There are a few problems here. The first is the puzzling assertion that Belgium has “stagnated” in the last generation. The OECD’s own figures (XLS file) say that Belgium’s per capita GDP has grown by about 50% since 1980, adjusted for inflation and purchasing power parity ($19,000 approx in 1980 to $30,000 approx in 2010, in 2000 prices). Ireland’s has grown by about 200% ($11,000 to $31,000), but it started from a base about a third smaller than Belgium’s. Belgium’s growth rate was certainly a lot lower than Ireland’s, but they’ve converged on roughly the same point.

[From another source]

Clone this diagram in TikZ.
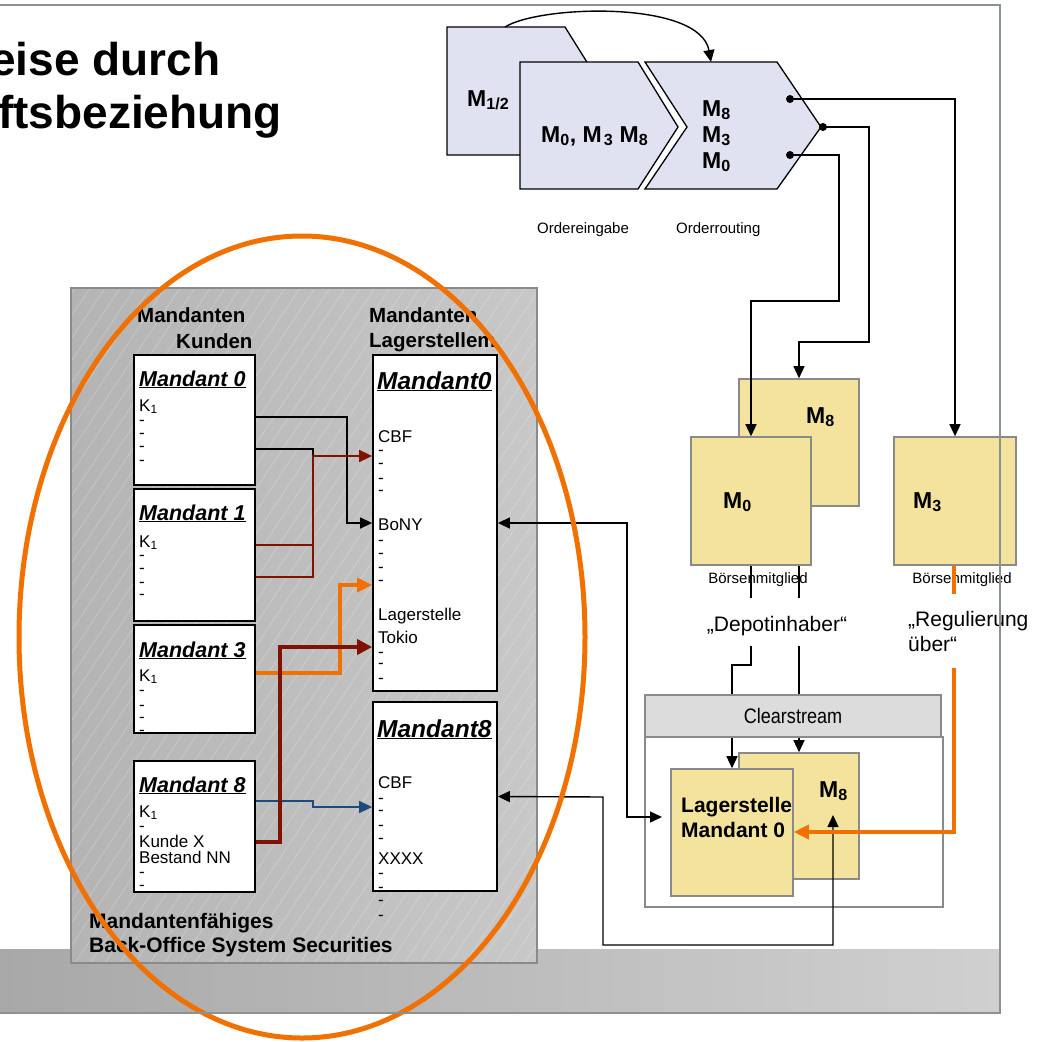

A bigger problem is the definition of poverty, which is relative and considered within single countries. It’s quite misleading to claim that Irish economic growth didn’t reduce poverty. The OECD uses a relative definition of poverty – the "percentage of persons living with less than 50% of median equivalised household income". Poor people in Ireland (and Belgium) are a lot less poor than they were thirty years ago with regard to the options they have available to them. The gap between them and the rich might be wider, but this matters less to most people than their life expectancies, economic security levels, and other absolute values. Saying that economic growth made poor people a lot richer but rich people even more rich is quite different to saying that “economic growth and poverty have not been strongly related within the OECD in the past generation”.

But let’s set aside debate over absolute vs relative definitions of poverty and take the relative definition for granted. Why is relative poverty only considered within one country and not globally? Comparing a poor Irish person’s wealth level to a poor Bulgarian person’s wealth level over the last thirty years would give quite a different picture. Maybe, say, Ireland’s economic growth attracted large numbers of immigrants who were still earning far more in Irish “poverty” than in “wealth” in their own country. The figures would show an increase in Ireland’s relative poverty level, even though by any measure everybody was better off than before.

The standard measure of inequality, the Gini coefficient, gives Tanzania and Malawi a more “equal” score than New Zealand and Japan. I know where I’d rather be, rich or poor. The measure of inequality itself is not worthless, but defining poverty as inequality within one country certainly is. By any measure of actual outcomes, economic growth is good for the poor. And if a measure of poverty doesn’t reflect that, it’s a bad measure.